* DATA SUPPLIED:

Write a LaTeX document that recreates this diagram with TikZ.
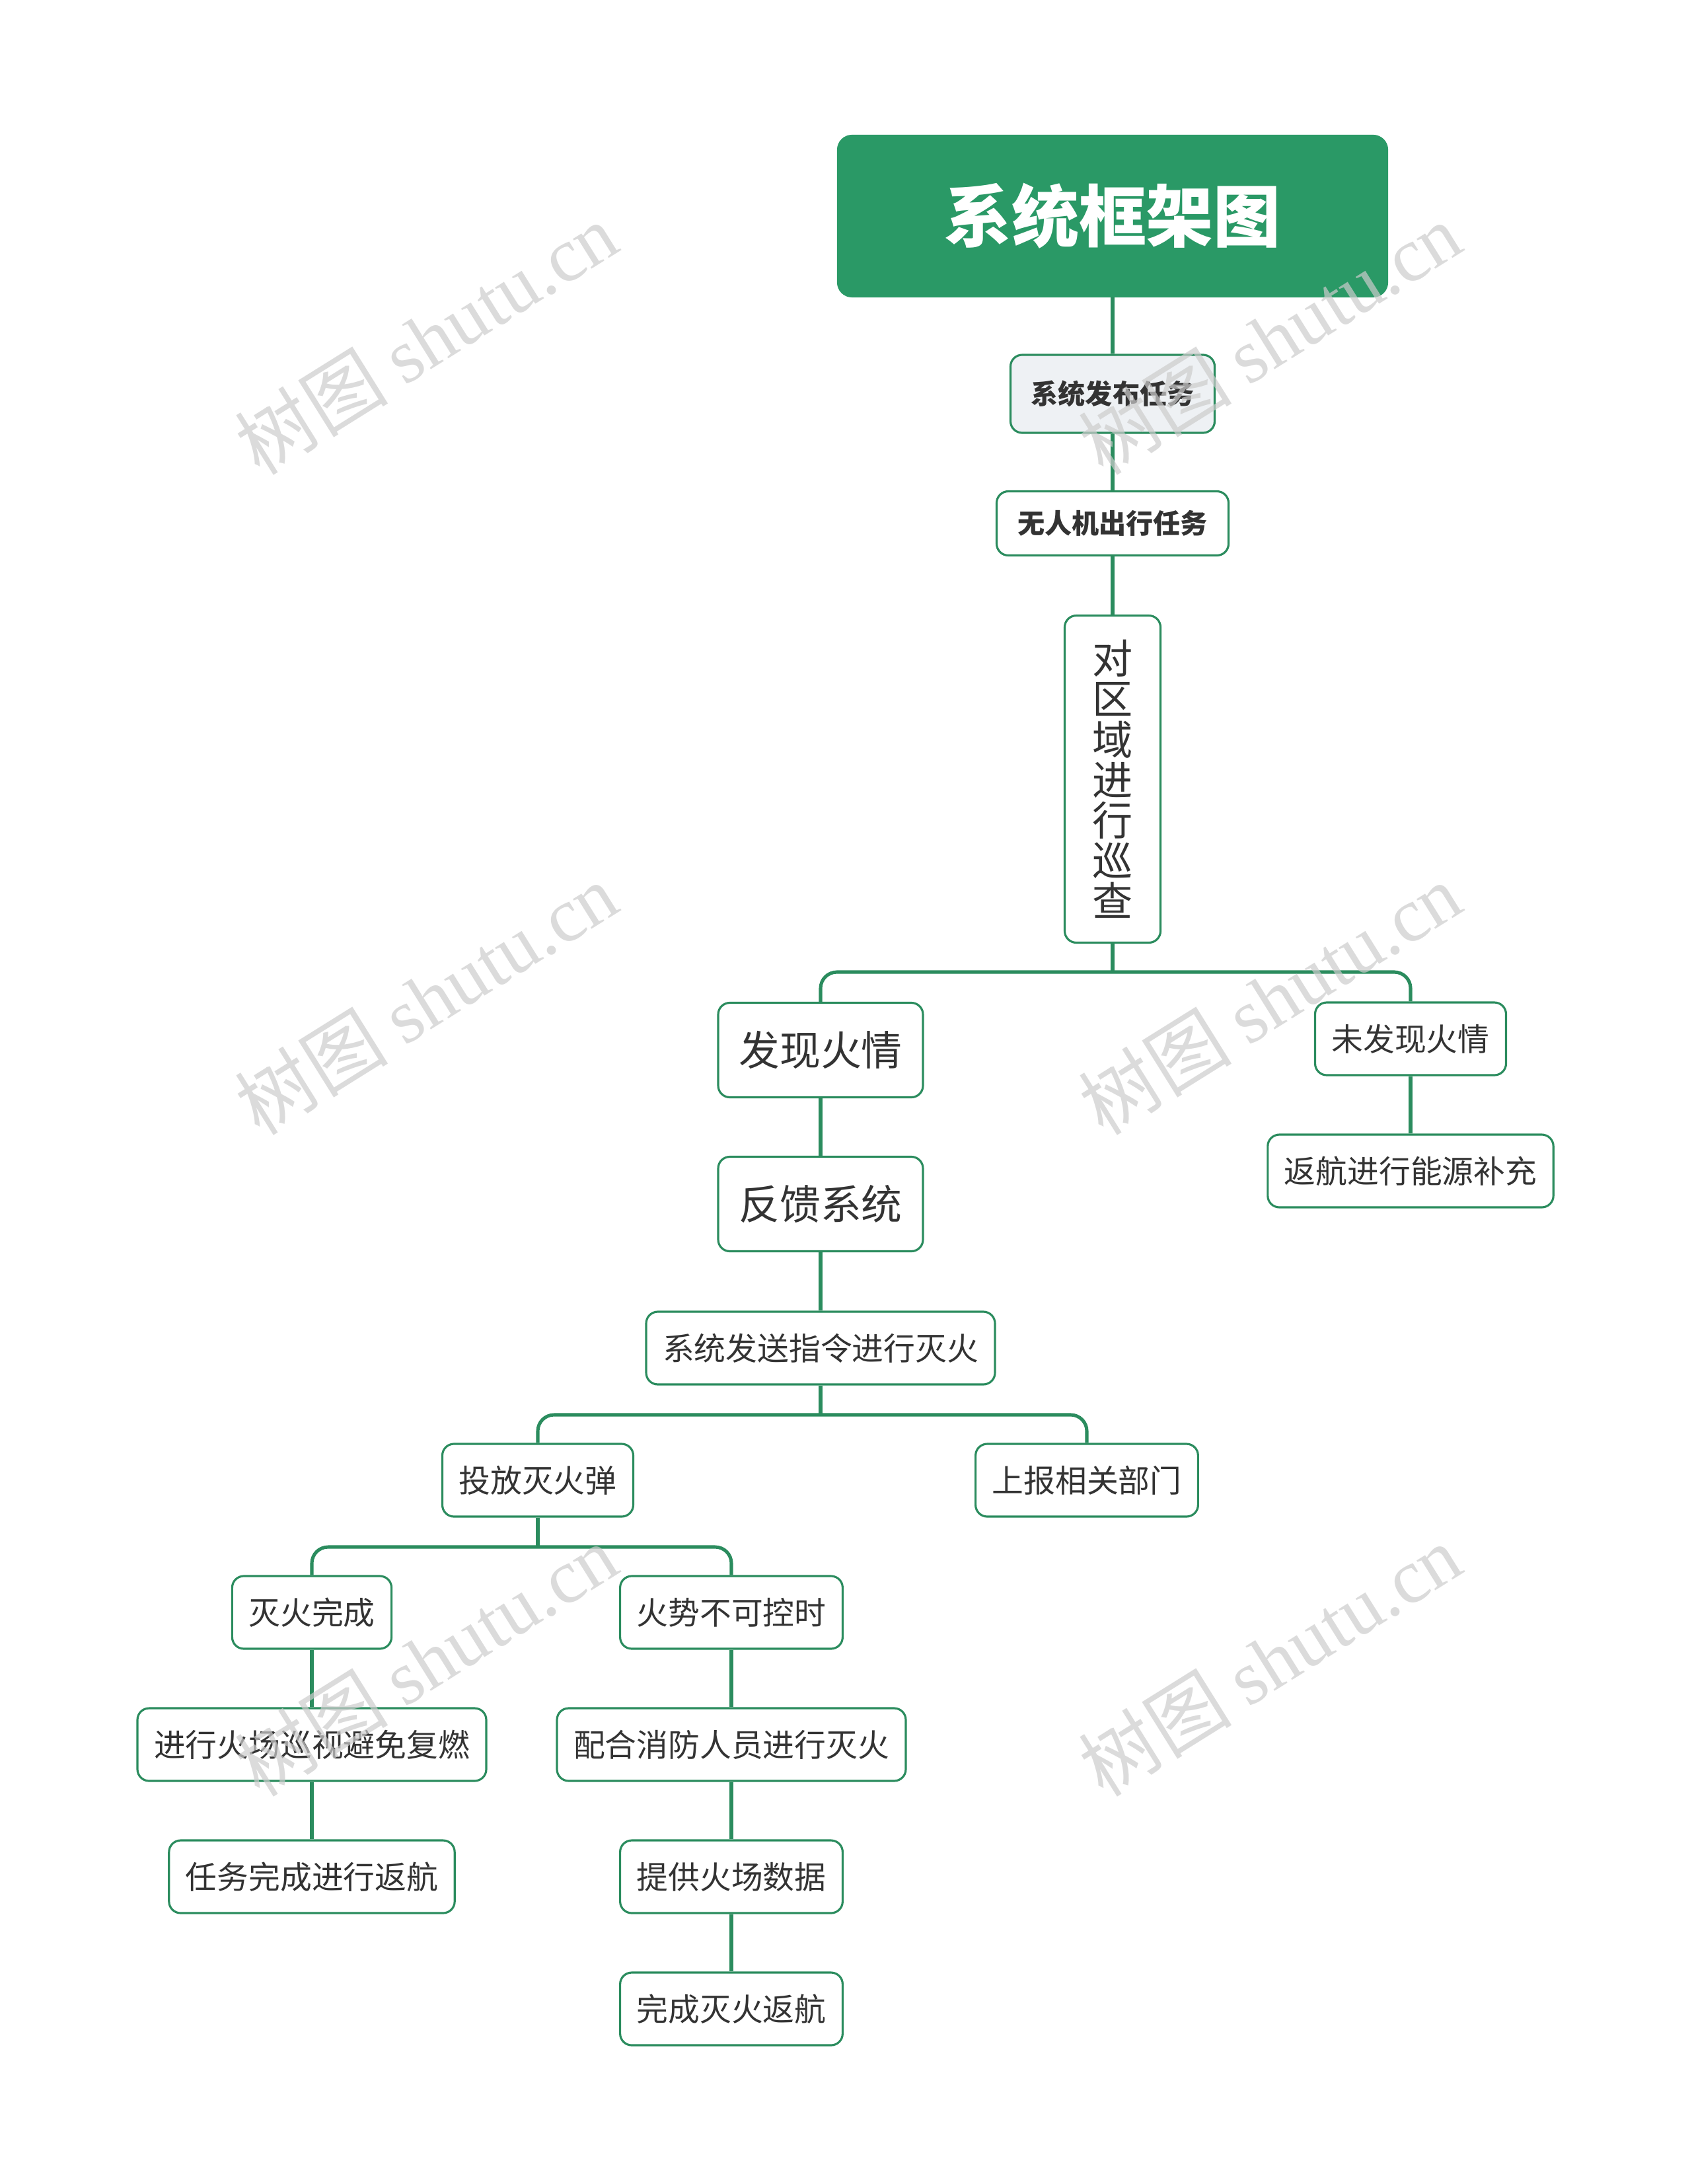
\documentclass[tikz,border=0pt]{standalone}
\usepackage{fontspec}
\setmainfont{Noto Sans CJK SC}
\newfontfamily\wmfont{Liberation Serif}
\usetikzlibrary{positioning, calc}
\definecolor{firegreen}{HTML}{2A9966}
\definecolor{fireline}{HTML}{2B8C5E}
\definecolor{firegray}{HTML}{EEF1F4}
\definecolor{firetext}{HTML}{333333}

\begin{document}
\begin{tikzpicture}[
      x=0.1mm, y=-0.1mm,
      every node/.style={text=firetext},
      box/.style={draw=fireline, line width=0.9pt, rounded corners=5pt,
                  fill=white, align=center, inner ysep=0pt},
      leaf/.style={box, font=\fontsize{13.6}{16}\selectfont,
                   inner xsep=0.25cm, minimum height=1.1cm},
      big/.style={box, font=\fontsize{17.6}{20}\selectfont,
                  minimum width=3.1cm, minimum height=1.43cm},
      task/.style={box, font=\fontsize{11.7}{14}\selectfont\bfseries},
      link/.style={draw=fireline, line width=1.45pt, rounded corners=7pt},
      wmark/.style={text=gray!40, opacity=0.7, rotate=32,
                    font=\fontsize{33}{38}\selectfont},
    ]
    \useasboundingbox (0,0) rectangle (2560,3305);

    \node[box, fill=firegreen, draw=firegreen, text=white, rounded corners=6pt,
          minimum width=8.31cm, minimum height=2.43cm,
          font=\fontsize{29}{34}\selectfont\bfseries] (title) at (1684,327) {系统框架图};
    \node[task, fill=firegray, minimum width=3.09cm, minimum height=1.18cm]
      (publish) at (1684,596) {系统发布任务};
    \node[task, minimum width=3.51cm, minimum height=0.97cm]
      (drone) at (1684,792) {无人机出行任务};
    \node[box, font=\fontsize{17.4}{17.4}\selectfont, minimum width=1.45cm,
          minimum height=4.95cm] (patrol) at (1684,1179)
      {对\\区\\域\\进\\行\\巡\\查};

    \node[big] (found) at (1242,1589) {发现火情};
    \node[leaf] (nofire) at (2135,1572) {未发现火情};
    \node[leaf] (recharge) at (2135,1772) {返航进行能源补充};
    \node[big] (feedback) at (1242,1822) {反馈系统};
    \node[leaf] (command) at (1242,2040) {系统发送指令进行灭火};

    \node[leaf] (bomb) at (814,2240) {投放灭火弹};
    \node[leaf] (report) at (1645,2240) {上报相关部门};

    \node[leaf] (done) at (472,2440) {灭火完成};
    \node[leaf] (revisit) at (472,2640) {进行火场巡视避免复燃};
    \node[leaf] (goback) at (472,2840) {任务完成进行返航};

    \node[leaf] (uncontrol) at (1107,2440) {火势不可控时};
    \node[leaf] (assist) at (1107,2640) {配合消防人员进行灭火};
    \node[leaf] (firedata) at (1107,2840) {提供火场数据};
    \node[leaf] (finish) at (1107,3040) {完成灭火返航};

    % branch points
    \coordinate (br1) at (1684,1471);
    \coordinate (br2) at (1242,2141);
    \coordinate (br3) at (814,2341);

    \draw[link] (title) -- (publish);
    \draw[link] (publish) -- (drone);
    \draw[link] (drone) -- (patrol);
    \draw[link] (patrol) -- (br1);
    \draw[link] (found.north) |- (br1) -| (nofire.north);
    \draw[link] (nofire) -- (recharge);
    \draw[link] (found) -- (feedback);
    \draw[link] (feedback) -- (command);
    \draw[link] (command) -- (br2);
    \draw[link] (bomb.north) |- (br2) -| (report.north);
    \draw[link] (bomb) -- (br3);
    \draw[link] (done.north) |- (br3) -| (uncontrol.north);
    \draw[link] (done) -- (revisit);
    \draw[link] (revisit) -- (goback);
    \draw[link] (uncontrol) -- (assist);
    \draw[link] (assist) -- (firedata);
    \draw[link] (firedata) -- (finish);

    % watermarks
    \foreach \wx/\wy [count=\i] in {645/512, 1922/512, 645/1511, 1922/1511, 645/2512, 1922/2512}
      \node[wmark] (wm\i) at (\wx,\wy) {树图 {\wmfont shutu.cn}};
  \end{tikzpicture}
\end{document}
...
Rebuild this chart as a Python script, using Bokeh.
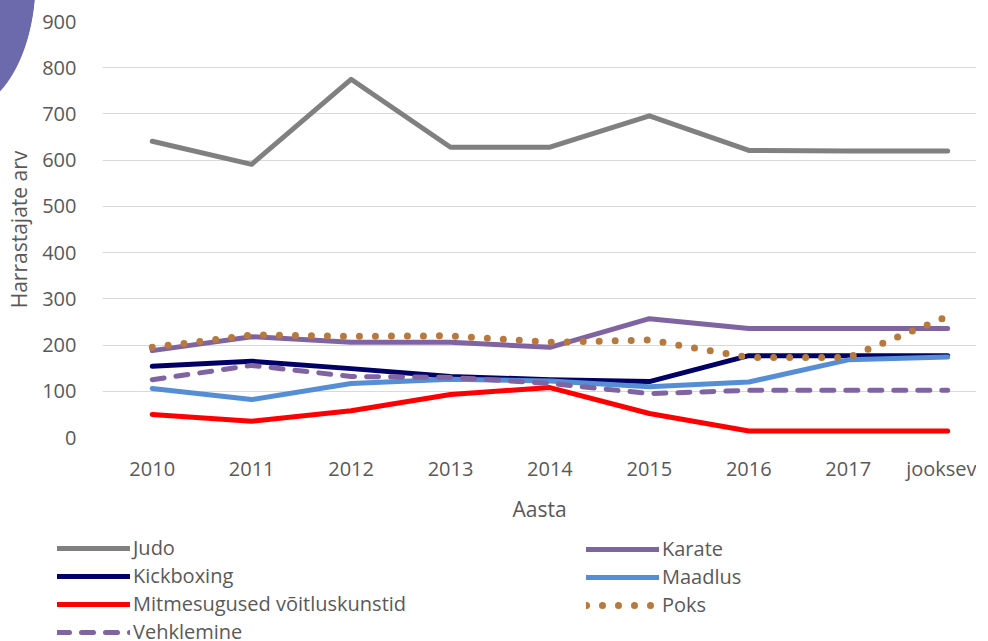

* WHAT NEEDS TO BE DONE: Give again, exactly as written, only the lines that start at the one with "Write a LaTeX" and end at the one with "(0,0) rectangle (2560,3305);", both included. Skip any pictures.

* EXERCISE ANSWER:
Write a LaTeX document that recreates this diagram with TikZ.
\documentclass[tikz,border=0pt]{standalone}
\usepackage{fontspec}
\setmainfont{Noto Sans CJK SC}
\newfontfamily\wmfont{Liberation Serif}
\usetikzlibrary{positioning, calc}
\definecolor{firegreen}{HTML}{2A9966}
\definecolor{fireline}{HTML}{2B8C5E}
\definecolor{firegray}{HTML}{EEF1F4}
\definecolor{firetext}{HTML}{333333}

\begin{document}
\begin{tikzpicture}[
      x=0.1mm, y=-0.1mm,
      every node/.style={text=firetext},
      box/.style={draw=fireline, line width=0.9pt, rounded corners=5pt,
                  fill=white, align=center, inner ysep=0pt},
      leaf/.style={box, font=\fontsize{13.6}{16}\selectfont,
                   inner xsep=0.25cm, minimum height=1.1cm},
      big/.style={box, font=\fontsize{17.6}{20}\selectfont,
                  minimum width=3.1cm, minimum height=1.43cm},
      task/.style={box, font=\fontsize{11.7}{14}\selectfont\bfseries},
      link/.style={draw=fireline, line width=1.45pt, rounded corners=7pt},
      wmark/.style={text=gray!40, opacity=0.7, rotate=32,
                    font=\fontsize{33}{38}\selectfont},
    ]
    \useasboundingbox (0,0) rectangle (2560,3305);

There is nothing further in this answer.